Jałowęsy is a village in the administrative district of Gmina Opatów, within Opatów County, Świętokrzyskie Voivodeship, in south-central Poland. It lies approximately 5 km west of Opatów and 54 km east of the regional capital Kielce. From 1975 to 1998, the town was part of the Tarnobrzeg Voivodeship.

== Etymology ==
The name of Jałowęsy evolved over the centuries. Earliest mentions make note a village called Ialovans; this then evolved into Ialowaszy by 1578. Other names include Jalowansz, Jalowansi, Jałowansy, Jalowąssy, Ialowązy, Yallowassy and Jałowęty.

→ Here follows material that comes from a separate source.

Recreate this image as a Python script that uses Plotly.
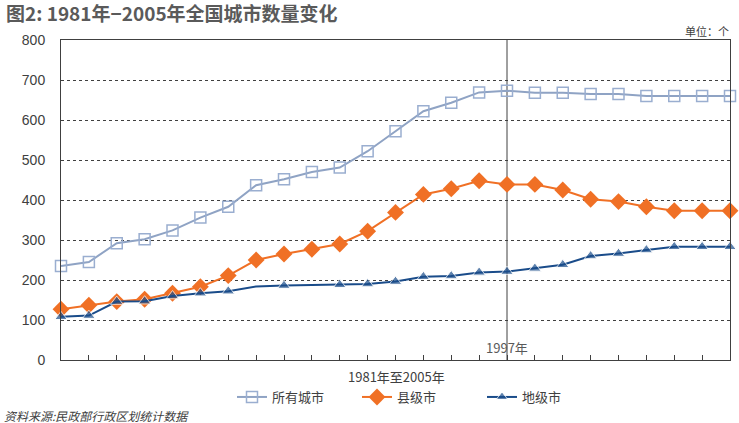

These names are derived from the personal name Jałowąs, which means a man with little or no facial hair.

== History ==
The earliest mention of the town was made in 1328, in a reference to a town called Ialovans belonging to the estate of the Bishop of Lubuskie. According to historian Jan Długosz, Jalowesy consisted of 21 łan during the 15th century, and tithed the local Bishop accordingly. Starting in 1578, the town was referred to as Ialowaszy. The 1629 census indicates that Prince Władysław Dominik Zasławski was lord at that time. In 1827, the village consisted of 27 houses; by the end of the 19th century, it had 48.